Johnson, who served in Vietnam, said he had much in common with the soldiers and was able to encourage a young married soldier who was unsure about starting a family because of the fighting.
Johnson said he told him they should have children, an investment in the country's future.
Looking up at the clouds, Johnson asked him "Who do you see beyond the clouds?"
The soldier smiled, and Johnson gave him one of his Navy pins.
I told him, "We preach the God of Abraham, Isaac and Jacob.
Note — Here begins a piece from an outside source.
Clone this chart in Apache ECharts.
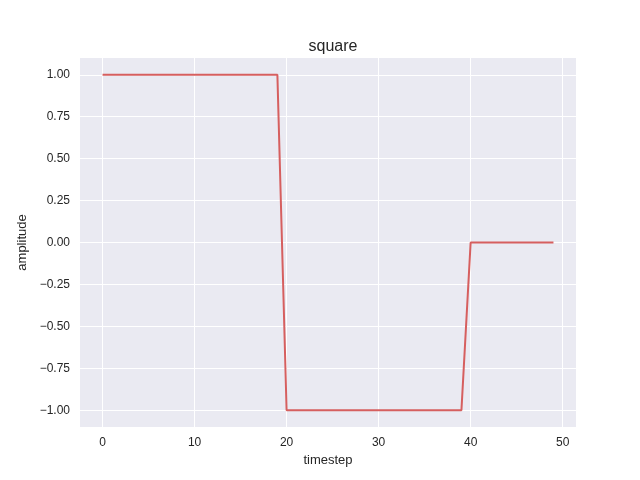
<!DOCTYPE html>
<html>
<head>
<meta charset="utf-8">
<script src="https://cdn.jsdelivr.net/npm/echarts@6/dist/echarts.min.js"></script>
<style>
  html, body { margin: 0; padding: 0; background: #fff; }
  #chart { width: 640px; height: 480px; }
</style>
</head>
<body>
<div id="chart"></div>
<script>
// square wave, 50 timesteps
const timesteps = [];
for (let i = 0; i < 50; i++) timesteps.push(i);
const amplitude = [
	1, 1, 1, 1, 1, 1, 1, 1, 1, 1,
	1, 1, 1, 1, 1, 1, 1, 1, 1, 1,
	-1, -1, -1, -1, -1, -1, -1, -1, -1, -1,
	-1, -1, -1, -1, -1, -1, -1, -1, -1, -1,
	0, 0, 0, 0, 0, 0, 0, 0, 0, 0
];
const xTicks = [0, 10, 20, 30, 40, 50];
const yTicks = [-1, -0.75, -0.5, -0.25, 0, 0.25, 0.5, 0.75, 1];

const textColor = '#262626';
const font = 'Liberation Sans, Arial, sans-serif';

function fmtY(v) {
	const s = Math.abs(v).toFixed(2);
	return v < 0 ? '\u2212' + s : s;
}

var chartDom = document.getElementById('chart');
var myChart = echarts.init(chartDom, null, { renderer: 'canvas' });

var option = {
	animation: false,
	backgroundColor: '#ffffff',
	title: {
		text: 'square',
		left: 328,
		top: 34,
		textAlign: 'center',
		textStyle: { color: textColor, fontFamily: font, fontSize: 16, fontWeight: 'normal' }
	},
	grid: {
		left: 80, right: 64, top: 58, bottom: 53,
		show: true, backgroundColor: '#eaeaf2', borderWidth: 0
	},
	xAxis: {
		type: 'value',
		min: -2.45,
		max: 51.45,
		name: 'timestep',
		nameLocation: 'middle',
		nameGap: 27,
		nameTextStyle: { color: textColor, fontFamily: font, fontSize: 13 },
		axisLine: { show: false },
		axisTick: { show: false, customValues: xTicks },
		axisLabel: {
			customValues: xTicks,
			color: textColor, fontFamily: font, fontSize: 12, margin: 10
		},
		splitLine: { show: true, lineStyle: { color: '#ffffff', width: 1 } }
	},
	yAxis: {
		type: 'value',
		min: -1.1,
		max: 1.1,
		name: 'amplitude',
		nameLocation: 'middle',
		nameGap: 51,
		nameTextStyle: { color: textColor, fontFamily: font, fontSize: 13 },
		axisLine: { show: false },
		axisTick: { show: false, customValues: yTicks },
		axisLabel: {
			customValues: yTicks,
			formatter: fmtY,
			color: textColor, fontFamily: font, fontSize: 12, margin: 10
		},
		splitLine: { show: true, lineStyle: { color: '#ffffff', width: 1 } }
	},
	series: [{
		type: 'line',
		data: timesteps.map((t, i) => [t, amplitude[i]]),
		showSymbol: false,
		lineStyle: { color: '#d65f5f', width: 2 },
		clip: false
	}]
};

option && myChart.setOption(option);
</script>
</body>
</html>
He's my God, too."
For Johnson, the most enlightening part of the trip was learning how vulnerable the country is.
"I didn't realize how thin Israel's borders are," he said.
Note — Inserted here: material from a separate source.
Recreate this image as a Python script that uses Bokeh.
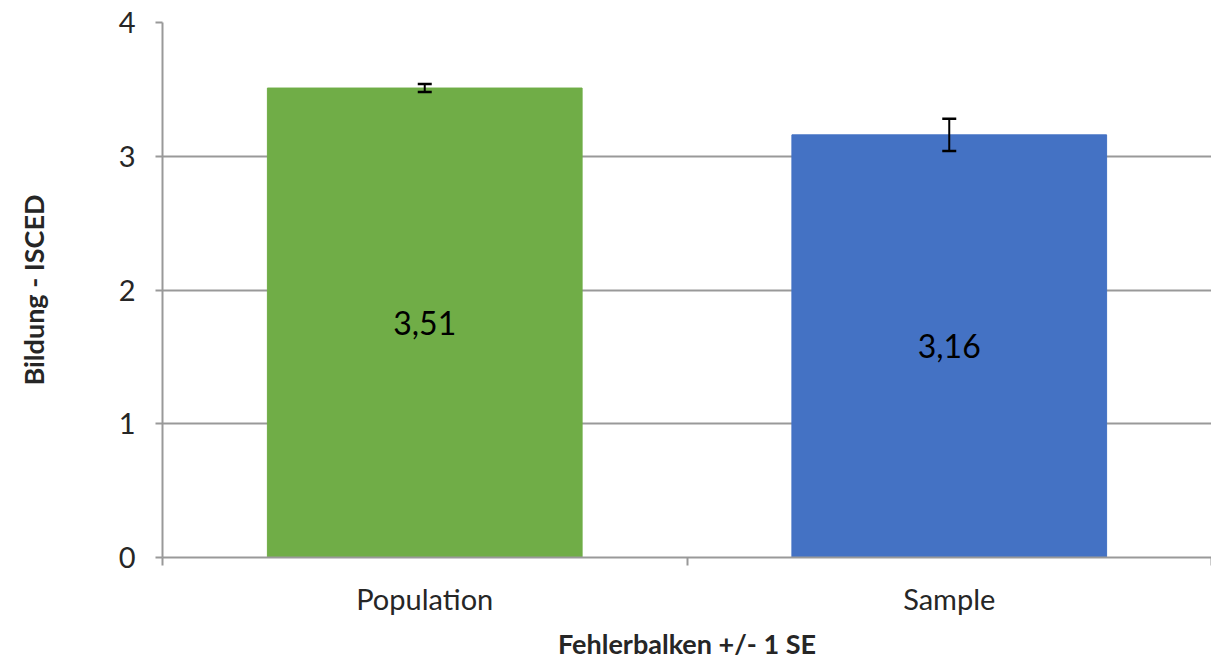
from bokeh.plotting import figure
from bokeh.models import ColumnDataSource, FixedTicker, Whisker, TeeHead, LabelSet, Range1d
from bokeh.core.properties import value
from bokeh.embed import file_html
from bokeh.resources import INLINE

categories = ["Population", "Sample"]
means = [3.51, 3.16]
se = [0.03, 0.12]
colors = ["#70AD47", "#4472C4"]
y_ticks = [0, 1, 2, 3, 4]

xpos = [i + 0.5 for i in range(len(categories))]
src = ColumnDataSource(dict(
    x=xpos, top=means, color=colors,
    upper=[m + s for m, s in zip(means, se)],
    lower=[m - s for m, s in zip(means, se)],
    mid=[m / 2 for m in means],
    label=[f"{m:.2f}".replace(".", ",") for m in means],
))

FONT = "Lato"
p = figure(width=1211, height=662, output_backend="svg", toolbar_location=None,
           x_range=Range1d(0, len(categories)), y_range=Range1d(0, 4),
           min_border_left=162, min_border_right=0, min_border_top=22, min_border_bottom=96)
p.outline_line_color = None
p.background_fill_color = "white"

p.vbar(x="x", top="top", width=0.6, color="color", source=src)
w = Whisker(base="x", upper="upper", lower="lower", source=src, level="overlay",
            line_color="black", line_width=2,
            upper_head=TeeHead(size=14, line_color="black", line_width=2.5),
            lower_head=TeeHead(size=14, line_color="black", line_width=2.5))
p.add_layout(w)
p.add_layout(LabelSet(x="x", y="mid", text="label", source=src, text_align="center",
                      text_baseline="middle", text_font=value(FONT), text_font_size="32px",
                      text_color="black"))

p.xaxis.ticker = FixedTicker(ticks=xpos, minor_ticks=list(range(len(categories) + 1)))
p.xaxis.major_label_overrides = {x: c for x, c in zip(xpos, categories)}
p.xaxis.major_tick_line_color = None
p.xaxis.minor_tick_in = 0
p.xaxis.minor_tick_out = 8
p.xaxis.minor_tick_line_color = "#999999"
p.xaxis.minor_tick_line_width = 2
p.xaxis.axis_line_color = "#999999"
p.xaxis.axis_line_width = 2
p.xaxis.major_label_standoff = 15
p.xaxis.axis_label = "Fehlerbalken +/- 1 SE"
p.xaxis.axis_label_standoff = 8
p.xgrid.grid_line_color = None

p.yaxis.ticker = FixedTicker(ticks=y_ticks, minor_ticks=[])
p.yaxis.major_tick_in = 0
p.yaxis.major_tick_out = 7
p.yaxis.major_tick_line_color = "#999999"
p.yaxis.major_tick_line_width = 2
p.yaxis.axis_line_color = "#999999"
p.yaxis.axis_line_width = 2
p.yaxis.major_label_standoff = 20
p.yaxis.axis_label = "Bildung - ISCED"
p.yaxis.axis_label_standoff = 66
p.ygrid.grid_line_color = "#999999"
p.ygrid.grid_line_width = 2

for ax in (p.xaxis, p.yaxis):
    ax.major_label_text_font = FONT
    ax.major_label_text_font_size = "29px"
    ax.major_label_text_color = "#262626"
    ax.axis_label_text_font = FONT
    ax.axis_label_text_font_size = "27px"
    ax.axis_label_text_font_style = "bold"
    ax.axis_label_text_color = "#262626"

open("out.html", "w").write(file_html(p, INLINE))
The group visited Siderot where between 8,000 and 9,000 rockets have been fired on Israel since the year 2000, Pavilick said.
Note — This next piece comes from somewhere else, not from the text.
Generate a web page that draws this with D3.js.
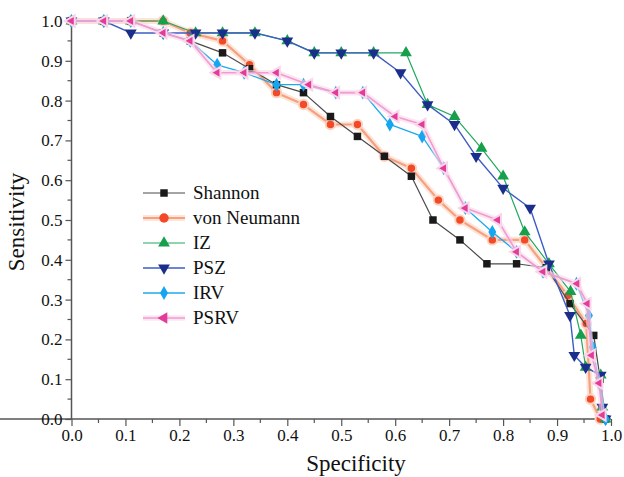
<!DOCTYPE html>
<html>
<head>
<meta charset="utf-8">
<script src="https://cdn.jsdelivr.net/npm/d3@7"></script>
<style>
  body { margin: 0; background: #fff; font-family: "Liberation Serif", serif; }
  svg { display: block; }
  #chart, #chart text { font-family: "Liberation Serif", serif !important; }
</style>
</head>
<body>
<svg id="chart" width="624" height="477" font-family="Liberation Serif"></svg>
<script>
// ROC-like curves: sensitivity vs specificity for six entropy measures

const seriesNames = ["Shannon", "von Neumann", "IZ", "PSZ", "IRV", "PSRV"];

const shannon = [
  [0, 1], [0.06, 1], [0.11, 1], [0.17, 0.97], [0.22, 0.95], [0.28, 0.92], [0.33, 0.88],
  [0.38, 0.84], [0.43, 0.82], [0.48, 0.76], [0.53, 0.71], [0.58, 0.66], [0.63, 0.61],
  [0.67, 0.50], [0.72, 0.45], [0.77, 0.39], [0.825, 0.39], [0.88, 0.38], [0.924, 0.29],
  [0.968, 0.21], [0.98, 0.10], [0.99, 0.0]
];
const vonNeumann = [
  [0, 1], [0.06, 1], [0.11, 1], [0.17, 1], [0.22, 0.97], [0.28, 0.95], [0.33, 0.89],
  [0.38, 0.82], [0.43, 0.79], [0.48, 0.74], [0.53, 0.74], [0.58, 0.66], [0.63, 0.63],
  [0.68, 0.55], [0.72, 0.50], [0.78, 0.45], [0.84, 0.45], [0.88, 0.38], [0.92, 0.31],
  [0.954, 0.24], [0.962, 0.05], [0.98, 0.0]
];
const iz = [
  [0, 1], [0.06, 1], [0.11, 1], [0.17, 1], [0.23, 0.97], [0.28, 0.97], [0.34, 0.97],
  [0.40, 0.95], [0.45, 0.92], [0.50, 0.92], [0.56, 0.92], [0.62, 0.92], [0.66, 0.79],
  [0.71, 0.76], [0.76, 0.68], [0.80, 0.61], [0.84, 0.47], [0.885, 0.39], [0.925, 0.32],
  [0.944, 0.21], [0.953, 0.13], [0.981, 0.11], [0.984, 0.03], [0.99, 0.0]
];
const psz = [
  [0, 1], [0.06, 1], [0.11, 0.97], [0.17, 0.97], [0.23, 0.97], [0.28, 0.97], [0.34, 0.97],
  [0.40, 0.95], [0.45, 0.92], [0.50, 0.92], [0.56, 0.92], [0.61, 0.87], [0.66, 0.79],
  [0.71, 0.74], [0.75, 0.66], [0.80, 0.58], [0.85, 0.53], [0.885, 0.39], [0.924, 0.26],
  [0.932, 0.16], [0.953, 0.13], [0.981, 0.11], [0.984, 0.03], [0.99, 0.0]
];
const irv = [
  [0, 1], [0.06, 1], [0.11, 1], [0.17, 0.97], [0.22, 0.95], [0.27, 0.89], [0.32, 0.87],
  [0.38, 0.84], [0.43, 0.84], [0.49, 0.82], [0.54, 0.82], [0.59, 0.74], [0.65, 0.71],
  [0.69, 0.63], [0.73, 0.53], [0.78, 0.47], [0.825, 0.42], [0.874, 0.37], [0.936, 0.34],
  [0.959, 0.26], [0.966, 0.18], [0.978, 0.09], [0.99, 0.0]
];
const psrv = [
  [0, 1], [0.06, 1], [0.11, 1], [0.17, 0.97], [0.22, 0.95], [0.27, 0.87], [0.32, 0.87],
  [0.38, 0.87], [0.44, 0.84], [0.49, 0.82], [0.54, 0.82], [0.60, 0.76], [0.65, 0.74],
  [0.69, 0.63], [0.73, 0.53], [0.79, 0.50], [0.825, 0.42], [0.874, 0.37], [0.937, 0.34],
  [0.956, 0.29], [0.964, 0.16], [0.978, 0.09], [0.984, 0.01]
];

const xTicks = [0, 0.1, 0.2, 0.3, 0.4, 0.5, 0.6, 0.7, 0.8, 0.9, 1.0];
const yTicks = [0, 0.1, 0.2, 0.3, 0.4, 0.5, 0.6, 0.7, 0.8, 0.9, 1.0];
const minorTicks = [0.05, 0.15, 0.25, 0.35, 0.45, 0.55, 0.65, 0.75, 0.85, 0.95];

// style per series
const styles = {
  "Shannon":     {data: shannon,    line: "#4a4a4a", lw: 1.2, glow: null,      mark: "#1a1a1a", sym: d3.symbolSquare,   size: 56, rot: 0},
  "von Neumann": {data: vonNeumann, line: "#f7a07e", lw: 2.2, glow: "#fcd3c2", mark: "#f24a26", sym: d3.symbolCircle,   size: 70, rot: 0},
  "IZ":          {data: iz,         line: "#20a860", lw: 1.2, glow: null,      mark: "#16a04c", sym: d3.symbolTriangle, size: 60, rot: 0},
  "PSZ":         {data: psz,        line: "#3d5cc4", lw: 1.4, glow: null,      mark: "#1c2e8c", sym: d3.symbolTriangle, size: 60, rot: 180},
  "IRV":         {data: irv,        line: "#1ea8ec", lw: 1.3, glow: null,      mark: "#16a6f0", sym: d3.symbolDiamond,  size: 56, rot: 0},
  "PSRV":        {data: psrv,       line: "#f39ad0", lw: 1.6, glow: "#fad6ea", mark: "#e23c98", sym: d3.symbolTriangle, size: 56, rot: -90}
};
const drawOrder = ["von Neumann", "Shannon", "IZ", "PSZ", "IRV", "PSRV"];

const svg = d3.select("#chart");
const x = d3.scaleLinear().domain([0, 1]).range([71.5, 611]);
const y = d3.scaleLinear().domain([0, 1]).range([419, 21]);
const serif = "Liberation Serif";

// axes
const xAxis = svg.append("g").attr("transform", "translate(0,419)")
  .call(d3.axisBottom(x).tickValues(xTicks).tickFormat(d3.format(".1f")).tickSize(7).tickPadding(3));
const yAxis = svg.append("g").attr("transform", "translate(71.5,0)")
  .call(d3.axisLeft(y).tickValues(yTicks).tickFormat(d3.format(".1f")).tickSize(6).tickPadding(3));

[xAxis, yAxis].forEach(g => {
  g.attr("font-family", serif).attr("font-size", 17);
  g.select(".domain").attr("stroke", "#555").attr("stroke-width", 1.5);
  g.selectAll(".tick line").attr("stroke", "#555").attr("stroke-width", 1.2);
  g.selectAll(".tick text").style("font-family", serif).attr("fill", "#111");
});
yAxis.select(".domain").attr("d", "M0,419V20");
xAxis.select(".domain").attr("d", "M0,0H611");

// minor ticks
xAxis.selectAll(".minor").data(minorTicks).enter().append("line")
  .attr("x1", d => x(d)).attr("x2", d => x(d)).attr("y1", 0).attr("y2", 4)
  .attr("stroke", "#555").attr("stroke-width", 1.2);
yAxis.selectAll(".minor").data(minorTicks).enter().append("line")
  .attr("y1", d => y(d)).attr("y2", d => y(d)).attr("x1", 0).attr("x2", -4)
  .attr("stroke", "#555").attr("stroke-width", 1.2);

// axis titles
svg.append("text").attr("x", 356).attr("y", 471).attr("text-anchor", "middle")
  .style("font-family", serif).attr("font-size", 23).attr("fill", "#111").text("Specificity");
svg.append("text").attr("transform", "translate(24,222) rotate(-90)").attr("text-anchor", "middle")
  .style("font-family", serif).attr("font-size", 23).attr("fill", "#111").text("Sensitivity");

const line = d3.line().x(d => x(d[0])).y(d => y(d[1]));

function symbolPath(s) {
  return d3.symbol().type(s.sym).size(s.size)();
}

drawOrder.forEach(name => {
  const s = styles[name];
  const g = svg.append("g");
  if (s.glow) {
    g.append("path").attr("d", line(s.data)).attr("fill", "none")
      .attr("stroke", s.glow).attr("stroke-width", s.lw + 4).attr("stroke-opacity", 0.6)
      .attr("stroke-linejoin", "round");
  }
  g.append("path").attr("d", line(s.data)).attr("fill", "none")
    .attr("stroke", s.line).attr("stroke-width", s.lw).attr("stroke-linejoin", "round");
  g.selectAll(".m").data(s.data).enter().append("path")
    .attr("d", symbolPath(s))
    .attr("transform", d => `translate(${x(d[0])},${y(d[1])}) rotate(${s.rot})`)
    .attr("fill", s.mark)
    .attr("stroke", s.glow ? s.glow : "none").attr("stroke-width", s.glow ? 2 : 0);
});

// legend
const legendY = [193, 218, 243, 268, 293, 318];
const legend = svg.append("g").attr("font-family", serif);
seriesNames.forEach((name, i) => {
  const s = styles[name];
  const ly = legendY[i];
  if (s.glow) {
    legend.append("line").attr("x1", 143).attr("x2", 185).attr("y1", ly).attr("y2", ly)
      .attr("stroke", s.glow).attr("stroke-width", s.lw + 4).attr("stroke-opacity", 0.6);
  }
  legend.append("line").attr("x1", 143).attr("x2", 185).attr("y1", ly).attr("y2", ly)
    .attr("stroke", s.line).attr("stroke-width", s.lw);
  legend.append("path").attr("d", symbolPath(s))
    .attr("transform", `translate(164,${ly}) rotate(${s.rot})`)
    .attr("fill", s.mark);
  legend.append("text").attr("x", 193).attr("y", ly + 6)
    .style("font-family", serif).attr("font-size", 19).attr("fill", "#111").text(name);
});
</script>
</body>
</html>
Johnson said the group learned that the people only have 15 seconds to take cover when the alarm sounds and that playground facilities, such as playhouse and a tunnel painted to look like a centipede, double as shelters.
Near the border with Lebanon, an Israeli shared about a time when no fence divided the two countries and the Israelis and Lebanese would converse freely.
"His heart is heavy because they no longer can do those things," Johnson said.
Pavilack said their guide warned the group not to wave to the Lebanese working in the fields because Hezbollah fighters could kill interpret a Lebanese citizen waving back as collaboration with the enemy.
For Johnson, the trip also was therapeutic in a way he did not expect.
The group visited at the home of an Ethiopian Jewish couple where the woman is caring for her ailing mother.
Johnson, who had lost his mother on New Year's Day, learned the woman's mother had trouble walking and memory problems, situations he had experienced with his mother. He shared his story.
"There was a communal bond between two children who loved our parents," he said.
"She couldn't speak English but wanted to pray a blessing over me on behalf of my mother. My tears turned to joy. It was too much," he said.
Johnson said his mom had passed away the month before when he got the call about taking the trip. He said the call took him by surprise and his first reaction was that he could not afford it. Although most of the funds for Johnson's trip was paid for by the ZOA, the Greater Altoona Jewish Federation contributed to his expenses as well as Jewish and pastor friends.
Bill Wallen, executive director of the federation, said the ZOA approached the Altoona Jewish community about sending a pastor from the area on the trip. He, Hazzan Michael Horwitz, spiritual leader of Agudath Achim Synagogue, and Joel Hollander of the Israel Bonds Committee, chose Johnson.
"It was a wonderful opportunity for him," said Wallen, who noted Johnson has been able to share his experiences since returning to Altoona.
Johnson will speak about his trip during the Altoona Israel Bonds Dinner to the held Oct. 10 at The Casino at Lakemont Park, and he is willing to talk to other groups.
Johnson will be honored at the dinner where the campaign recognizes people who have made positive contributions to the community. Wallen said people may buy bonds in Johnson's honor or on behalf of Eighteenth Street Community Church. The investments are used to develop Israel's infrastructure.
"They have nothing to do with defense," Wallen said.
Johnson summed up his trip by telling about a touching moment he observed in Jaffa (Joppa).
"I saw little children talking as if they didn't have a care in the world, oblivious it seemed to thoughts of war, to racial divide, to religious bigotry," he said. "They had the look of peace so many want."